Il fallimento del dialogo

Se una parte, i cittadini organizzati, ha cercato il confronto, la parte imprenditoriale ha curato esclusivamente il rapporto con i sindacati ed il governo, nazionale, regionale e locale, in difesa della produzione ad ogni costo. Questa separazione ha rafforzato la polarità produttiva, la proprietà, e ha escluso i cittadini dalle decisioni da prendere ai tavoli negoziali in Prefettura, dove sedevano solo i sindacati. In questo contesto di separazione, accettato dai sindacati dell’epoca, si è indebolito il confronto dialogico tra le parti. Gli attori imprenditoriali hanno potuto presentare dossier molto tecnici, composti da centinaia di pagine e altamente complessi, al fine di guidare le eventuali trattative sul sito di produzione, mettendo in difficoltà, come spiega Alessandro Marescotti, i dirigenti sindacali che non riuscivano a comprendere, nel poco tempo disponibile, la corposa e complessa documentazione.

Tecnicizzazione, velocità ed esclusione

La tecnicizzazione e la velocità con cui bisogna prendere le decisioni in un’economia sempre più autoreferenziale e votata esclusivamente al profitto, hanno messo sotto pressione lavoro-salute-ambiente, che per la loro fragilità sono comprimibili, soprattutto al sud, dove la carenza di lavoro è lo strumento di ricatto più forte per paralizzare qualsiasi ragionamento sulla conversione ecologica integrale.

Qui sarebbe dovuto intervenire lo Stato, contribuendo a costruire un dialogo democratico per cambiare le sorti dell’acciaieria e provare a prospettare un’industria capace di futuro assieme alla cittadinanza, mettendo a dialogo le polarità e bilanciandone i poteri.

Questa situazione è mancata, come in tutte le grandi opere, dove la polarizzazione è la normalità per l’impatto che esse hanno sulle popolazioni locali e sull’ambiente e dove si impongono le decisioni in nome di una velocità che sembra non potersi fermare, neanche di fronte ad un principio precauzione che imporrebbe di riflettere e condividere. Qualche accenno di costruzione di dialogo sulle grandi opere si ebbe con l’introduzione dell’art. 64 del Decreto Legislativo n.50 del 2016, ma i suoi limiti sono troppo evidenti per pensare di costruire patti sui territori per un reale sviluppo umano integrale. Questa fragilità rappresenta un problema ed un pericolo per la democrazia e per il futuro dell’applicazione del Piano Nazionale di Ripresa e Resilienza, perché i fondi per la transizione ecologica e la riconversione seguiranno le logiche del mercato e saranno disegnate secondo gli interessi delle lobby che hanno guidato e guidano il paese dal punto di vista produttivo ed energetico. Non ci sarà, quindi, alcuna reale conversione.

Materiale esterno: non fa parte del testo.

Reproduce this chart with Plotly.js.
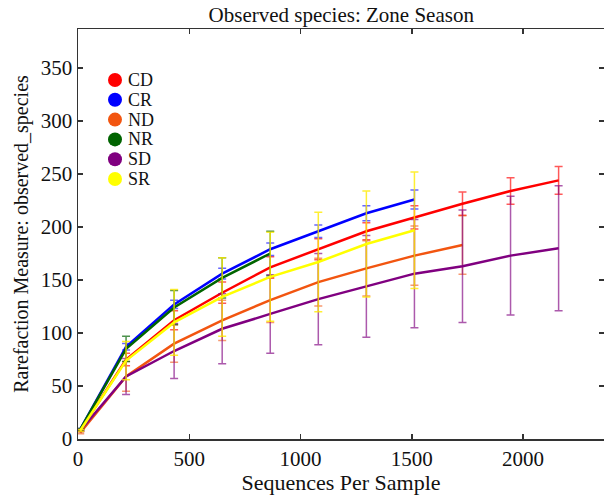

L’unità fra le parti più fragili per il bene comune

Un confronto costruttivo fra sindacati, lavoratori e cittadini, potrebbe riequilibrare un confronto ormai completamente spostato su una polarità, quella produttiva. Dal dialogo fra Marescotti e Bentivogli è emerso un possibile confronto nella diversità. Ma è mancata un’analisi di cosa non è andato, soprattutto da parte sindacale. Il concetto di mediazione per raggiungere un risultato buono, non il migliore, è un principio importante, ma solo se si parte da un’idea forte che è alternativa e capace di futuro.

Si dovrebbe riprendere questo metodo per aprire un confronto con chi, al momento, guida la transizione ecologica italiana, intercettando tutto il fermento che anima la scuola ed i giovani. Il sindacato avrebbe tutta quell’esperienza pragmatica di vittorie e fallimenti da poter condividere, per poter costruire scelte realistiche per raggiungere i difficili obiettivi che l’Europa ed il mondo si sono dati.

Un nuovo patto, frutto del confronto dialogico

Servirebbe un patto, un’alleanza, nella realtà, senza paura di confrontarsi da posizioni diverse, ma con l’obiettivo di voler preservare la casa comune in cui costruire un presente capace di futuro per l’umanità e l’ambiente. Per farlo, però, non basta un unico punto di vista, ci vuole la ricchezza delle diversità ed il rispetto di tutte le idee. Sicuramente, un indicatore indispensabile per cambiare strada è lo sviluppo integrale ed il benessere umano, perché se è chiaro dove siamo andati, non è chiaro quanti abbiamo lasciato fuori, senza vita, lungo la strada.

È ora di far contare gli ultimi, rimasti indietro, e rivedere i costi praticamente, attraverso un enorme sforzo ideale che abbia il coraggio di muoversi fra le polarità, conscio che sbaglierà sicuramente, ma proverà a trovare soluzioni. Riprendiamo il percorso, perché ci troviamo di fronte ad un grande problema che richiede uno sforzo enorme e costante nel tempo. Dobbiamo disarmare l’economia.